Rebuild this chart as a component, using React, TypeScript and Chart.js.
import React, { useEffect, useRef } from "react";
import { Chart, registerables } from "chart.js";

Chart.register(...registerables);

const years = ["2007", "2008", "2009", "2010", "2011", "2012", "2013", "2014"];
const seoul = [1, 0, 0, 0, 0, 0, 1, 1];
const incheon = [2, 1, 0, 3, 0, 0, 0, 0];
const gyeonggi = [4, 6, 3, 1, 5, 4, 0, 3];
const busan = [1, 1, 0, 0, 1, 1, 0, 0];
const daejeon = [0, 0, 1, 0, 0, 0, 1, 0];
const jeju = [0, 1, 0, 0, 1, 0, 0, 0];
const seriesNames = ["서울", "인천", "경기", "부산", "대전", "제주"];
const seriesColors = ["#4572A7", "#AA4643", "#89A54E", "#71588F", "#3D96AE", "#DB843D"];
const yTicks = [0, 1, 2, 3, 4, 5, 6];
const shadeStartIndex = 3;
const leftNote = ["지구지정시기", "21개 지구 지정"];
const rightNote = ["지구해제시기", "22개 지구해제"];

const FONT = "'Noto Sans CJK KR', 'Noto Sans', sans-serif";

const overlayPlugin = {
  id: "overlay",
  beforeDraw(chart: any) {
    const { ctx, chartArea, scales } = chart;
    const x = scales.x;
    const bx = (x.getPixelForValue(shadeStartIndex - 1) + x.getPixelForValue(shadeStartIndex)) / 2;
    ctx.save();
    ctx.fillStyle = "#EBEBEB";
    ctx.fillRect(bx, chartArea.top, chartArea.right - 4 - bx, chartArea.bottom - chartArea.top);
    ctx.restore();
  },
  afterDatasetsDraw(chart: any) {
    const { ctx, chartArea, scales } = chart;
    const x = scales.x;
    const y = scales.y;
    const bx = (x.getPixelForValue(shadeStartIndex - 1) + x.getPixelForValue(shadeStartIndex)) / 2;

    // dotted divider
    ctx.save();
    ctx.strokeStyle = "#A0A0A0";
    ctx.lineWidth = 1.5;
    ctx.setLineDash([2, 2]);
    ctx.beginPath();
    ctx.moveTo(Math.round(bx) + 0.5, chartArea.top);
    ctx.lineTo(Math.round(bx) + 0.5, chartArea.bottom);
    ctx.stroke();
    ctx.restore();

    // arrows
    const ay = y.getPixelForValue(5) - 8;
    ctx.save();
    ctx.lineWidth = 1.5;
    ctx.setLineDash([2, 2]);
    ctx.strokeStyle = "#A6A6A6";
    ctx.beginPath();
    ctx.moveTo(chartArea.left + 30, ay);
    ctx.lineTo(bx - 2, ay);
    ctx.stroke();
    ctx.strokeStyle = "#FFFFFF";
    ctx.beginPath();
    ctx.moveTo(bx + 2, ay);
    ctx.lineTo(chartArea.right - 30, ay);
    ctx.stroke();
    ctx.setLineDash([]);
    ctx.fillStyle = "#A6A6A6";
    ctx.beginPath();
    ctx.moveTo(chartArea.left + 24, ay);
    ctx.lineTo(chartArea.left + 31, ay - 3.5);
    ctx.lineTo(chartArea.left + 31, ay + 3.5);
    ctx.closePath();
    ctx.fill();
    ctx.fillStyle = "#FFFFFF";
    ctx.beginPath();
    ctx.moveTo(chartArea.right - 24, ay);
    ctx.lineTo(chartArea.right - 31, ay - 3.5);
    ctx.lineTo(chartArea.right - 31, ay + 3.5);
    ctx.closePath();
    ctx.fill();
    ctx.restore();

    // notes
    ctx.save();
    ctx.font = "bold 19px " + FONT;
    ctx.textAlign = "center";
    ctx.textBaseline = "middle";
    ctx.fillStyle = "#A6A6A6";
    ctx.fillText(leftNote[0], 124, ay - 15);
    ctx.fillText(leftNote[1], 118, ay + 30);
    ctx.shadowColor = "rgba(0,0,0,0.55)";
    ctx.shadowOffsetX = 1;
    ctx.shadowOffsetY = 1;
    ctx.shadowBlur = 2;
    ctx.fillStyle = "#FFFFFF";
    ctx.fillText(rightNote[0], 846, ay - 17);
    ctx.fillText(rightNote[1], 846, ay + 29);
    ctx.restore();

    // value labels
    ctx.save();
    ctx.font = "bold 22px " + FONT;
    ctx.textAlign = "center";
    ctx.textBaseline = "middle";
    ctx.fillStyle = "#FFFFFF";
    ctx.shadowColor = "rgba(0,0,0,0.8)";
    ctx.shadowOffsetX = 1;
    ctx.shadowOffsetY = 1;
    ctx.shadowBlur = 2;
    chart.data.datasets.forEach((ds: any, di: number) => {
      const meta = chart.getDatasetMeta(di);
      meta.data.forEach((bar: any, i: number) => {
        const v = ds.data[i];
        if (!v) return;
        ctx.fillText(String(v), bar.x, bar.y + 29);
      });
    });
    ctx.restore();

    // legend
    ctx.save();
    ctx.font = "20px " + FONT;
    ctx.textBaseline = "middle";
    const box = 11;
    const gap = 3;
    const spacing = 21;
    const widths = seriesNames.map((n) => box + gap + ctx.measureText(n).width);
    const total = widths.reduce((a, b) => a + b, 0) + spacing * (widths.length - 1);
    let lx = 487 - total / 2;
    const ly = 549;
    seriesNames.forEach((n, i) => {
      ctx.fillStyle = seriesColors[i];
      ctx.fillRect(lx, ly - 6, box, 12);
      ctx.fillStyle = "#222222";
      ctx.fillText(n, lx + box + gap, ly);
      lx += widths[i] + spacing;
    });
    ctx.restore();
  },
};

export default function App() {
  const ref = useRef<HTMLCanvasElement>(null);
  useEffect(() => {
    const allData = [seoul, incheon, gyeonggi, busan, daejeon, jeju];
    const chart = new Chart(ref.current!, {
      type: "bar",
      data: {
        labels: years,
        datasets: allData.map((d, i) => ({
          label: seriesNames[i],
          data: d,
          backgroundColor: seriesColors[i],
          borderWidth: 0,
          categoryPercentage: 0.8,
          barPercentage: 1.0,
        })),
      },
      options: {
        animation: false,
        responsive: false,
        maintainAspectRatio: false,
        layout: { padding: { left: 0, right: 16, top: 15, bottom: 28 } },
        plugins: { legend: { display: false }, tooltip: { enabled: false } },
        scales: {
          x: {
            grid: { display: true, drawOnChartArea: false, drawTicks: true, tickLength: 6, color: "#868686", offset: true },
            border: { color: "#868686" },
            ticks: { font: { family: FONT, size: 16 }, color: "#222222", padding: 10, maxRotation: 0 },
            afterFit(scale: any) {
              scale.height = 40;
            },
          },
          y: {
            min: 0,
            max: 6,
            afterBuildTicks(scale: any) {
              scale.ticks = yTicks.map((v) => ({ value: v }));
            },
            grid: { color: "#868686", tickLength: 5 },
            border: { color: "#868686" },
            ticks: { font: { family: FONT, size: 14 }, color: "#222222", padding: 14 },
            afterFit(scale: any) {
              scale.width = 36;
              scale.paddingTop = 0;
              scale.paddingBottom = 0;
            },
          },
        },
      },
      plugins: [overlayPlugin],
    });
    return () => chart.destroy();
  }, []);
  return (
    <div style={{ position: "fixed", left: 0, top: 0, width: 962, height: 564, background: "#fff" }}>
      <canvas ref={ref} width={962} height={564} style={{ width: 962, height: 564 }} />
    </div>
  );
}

----------

Work to complete
Make an exact copy of the material above.

Exercise result
Rebuild this chart as a component, using React, TypeScript and Chart.js.
import React, { useEffect, useRef } from "react";
import { Chart, registerables } from "chart.js";

Chart.register(...registerables);

const years = ["2007", "2008", "2009", "2010", "2011", "2012", "2013", "2014"];
const seoul = [1, 0, 0, 0, 0, 0, 1, 1];
const incheon = [2, 1, 0, 3, 0, 0, 0, 0];
const gyeonggi = [4, 6, 3, 1, 5, 4, 0, 3];
const busan = [1, 1, 0, 0, 1, 1, 0, 0];
const daejeon = [0, 0, 1, 0, 0, 0, 1, 0];
const jeju = [0, 1, 0, 0, 1, 0, 0, 0];
const seriesNames = ["서울", "인천", "경기", "부산", "대전", "제주"];
const seriesColors = ["#4572A7", "#AA4643", "#89A54E", "#71588F", "#3D96AE", "#DB843D"];
const yTicks = [0, 1, 2, 3, 4, 5, 6];
const shadeStartIndex = 3;
const leftNote = ["지구지정시기", "21개 지구 지정"];
const rightNote = ["지구해제시기", "22개 지구해제"];

const FONT = "'Noto Sans CJK KR', 'Noto Sans', sans-serif";

const overlayPlugin = {
  id: "overlay",
  beforeDraw(chart: any) {
    const { ctx, chartArea, scales } = chart;
    const x = scales.x;
    const bx = (x.getPixelForValue(shadeStartIndex - 1) + x.getPixelForValue(shadeStartIndex)) / 2;
    ctx.save();
    ctx.fillStyle = "#EBEBEB";
    ctx.fillRect(bx, chartArea.top, chartArea.right - 4 - bx, chartArea.bottom - chartArea.top);
    ctx.restore();
  },
  afterDatasetsDraw(chart: any) {
    const { ctx, chartArea, scales } = chart;
    const x = scales.x;
    const y = scales.y;
    const bx = (x.getPixelForValue(shadeStartIndex - 1) + x.getPixelForValue(shadeStartIndex)) / 2;

    // dotted divider
    ctx.save();
    ctx.strokeStyle = "#A0A0A0";
    ctx.lineWidth = 1.5;
    ctx.setLineDash([2, 2]);
    ctx.beginPath();
    ctx.moveTo(Math.round(bx) + 0.5, chartArea.top);
    ctx.lineTo(Math.round(bx) + 0.5, chartArea.bottom);
    ctx.stroke();
    ctx.restore();

    // arrows
    const ay = y.getPixelForValue(5) - 8;
    ctx.save();
    ctx.lineWidth = 1.5;
    ctx.setLineDash([2, 2]);
    ctx.strokeStyle = "#A6A6A6";
    ctx.beginPath();
    ctx.moveTo(chartArea.left + 30, ay);
    ctx.lineTo(bx - 2, ay);
    ctx.stroke();
    ctx.strokeStyle = "#FFFFFF";
    ctx.beginPath();
    ctx.moveTo(bx + 2, ay);
    ctx.lineTo(chartArea.right - 30, ay);
    ctx.stroke();
    ctx.setLineDash([]);
    ctx.fillStyle = "#A6A6A6";
    ctx.beginPath();
    ctx.moveTo(chartArea.left + 24, ay);
    ctx.lineTo(chartArea.left + 31, ay - 3.5);
    ctx.lineTo(chartArea.left + 31, ay + 3.5);
    ctx.closePath();
    ctx.fill();
    ctx.fillStyle = "#FFFFFF";
    ctx.beginPath();
    ctx.moveTo(chartArea.right - 24, ay);
    ctx.lineTo(chartArea.right - 31, ay - 3.5);
    ctx.lineTo(chartArea.right - 31, ay + 3.5);
    ctx.closePath();
    ctx.fill();
    ctx.restore();

    // notes
    ctx.save();
    ctx.font = "bold 19px " + FONT;
    ctx.textAlign = "center";
    ctx.textBaseline = "middle";
    ctx.fillStyle = "#A6A6A6";
    ctx.fillText(leftNote[0], 124, ay - 15);
    ctx.fillText(leftNote[1], 118, ay + 30);
    ctx.shadowColor = "rgba(0,0,0,0.55)";
    ctx.shadowOffsetX = 1;
    ctx.shadowOffsetY = 1;
    ctx.shadowBlur = 2;
    ctx.fillStyle = "#FFFFFF";
    ctx.fillText(rightNote[0], 846, ay - 17);
    ctx.fillText(rightNote[1], 846, ay + 29);
    ctx.restore();

    // value labels
    ctx.save();
    ctx.font = "bold 22px " + FONT;
    ctx.textAlign = "center";
    ctx.textBaseline = "middle";
    ctx.fillStyle = "#FFFFFF";
    ctx.shadowColor = "rgba(0,0,0,0.8)";
    ctx.shadowOffsetX = 1;
    ctx.shadowOffsetY = 1;
    ctx.shadowBlur = 2;
    chart.data.datasets.forEach((ds: any, di: number) => {
      const meta = chart.getDatasetMeta(di);
      meta.data.forEach((bar: any, i: number) => {
        const v = ds.data[i];
        if (!v) return;
        ctx.fillText(String(v), bar.x, bar.y + 29);
      });
    });
    ctx.restore();

    // legend
    ctx.save();
    ctx.font = "20px " + FONT;
    ctx.textBaseline = "middle";
    const box = 11;
    const gap = 3;
    const spacing = 21;
    const widths = seriesNames.map((n) => box + gap + ctx.measureText(n).width);
    const total = widths.reduce((a, b) => a + b, 0) + spacing * (widths.length - 1);
    let lx = 487 - total / 2;
    const ly = 549;
    seriesNames.forEach((n, i) => {
      ctx.fillStyle = seriesColors[i];
      ctx.fillRect(lx, ly - 6, box, 12);
      ctx.fillStyle = "#222222";
      ctx.fillText(n, lx + box + gap, ly);
      lx += widths[i] + spacing;
    });
    ctx.restore();
  },
};

export default function App() {
  const ref = useRef<HTMLCanvasElement>(null);
  useEffect(() => {
    const allData = [seoul, incheon, gyeonggi, busan, daejeon, jeju];
    const chart = new Chart(ref.current!, {
      type: "bar",
      data: {
        labels: years,
        datasets: allData.map((d, i) => ({
          label: seriesNames[i],
          data: d,
          backgroundColor: seriesColors[i],
          borderWidth: 0,
          categoryPercentage: 0.8,
          barPercentage: 1.0,
        })),
      },
      options: {
        animation: false,
        responsive: false,
        maintainAspectRatio: false,
        layout: { padding: { left: 0, right: 16, top: 15, bottom: 28 } },
        plugins: { legend: { display: false }, tooltip: { enabled: false } },
        scales: {
          x: {
            grid: { display: true, drawOnChartArea: false, drawTicks: true, tickLength: 6, color: "#868686", offset: true },
            border: { color: "#868686" },
            ticks: { font: { family: FONT, size: 16 }, color: "#222222", padding: 10, maxRotation: 0 },
            afterFit(scale: any) {
              scale.height = 40;
            },
          },
          y: {
            min: 0,
            max: 6,
            afterBuildTicks(scale: any) {
              scale.ticks = yTicks.map((v) => ({ value: v }));
            },
            grid: { color: "#868686", tickLength: 5 },
            border: { color: "#868686" },
            ticks: { font: { family: FONT, size: 14 }, color: "#222222", padding: 14 },
            afterFit(scale: any) {
              scale.width = 36;
              scale.paddingTop = 0;
              scale.paddingBottom = 0;
            },
          },
        },
      },
      plugins: [overlayPlugin],
    });
    return () => chart.destroy();
  }, []);
  return (
    <div style={{ position: "fixed", left: 0, top: 0, width: 962, height: 564, background: "#fff" }}>
      <canvas ref={ref} width={962} height={564} style={{ width: 962, height: 564 }} />
    </div>
  );
}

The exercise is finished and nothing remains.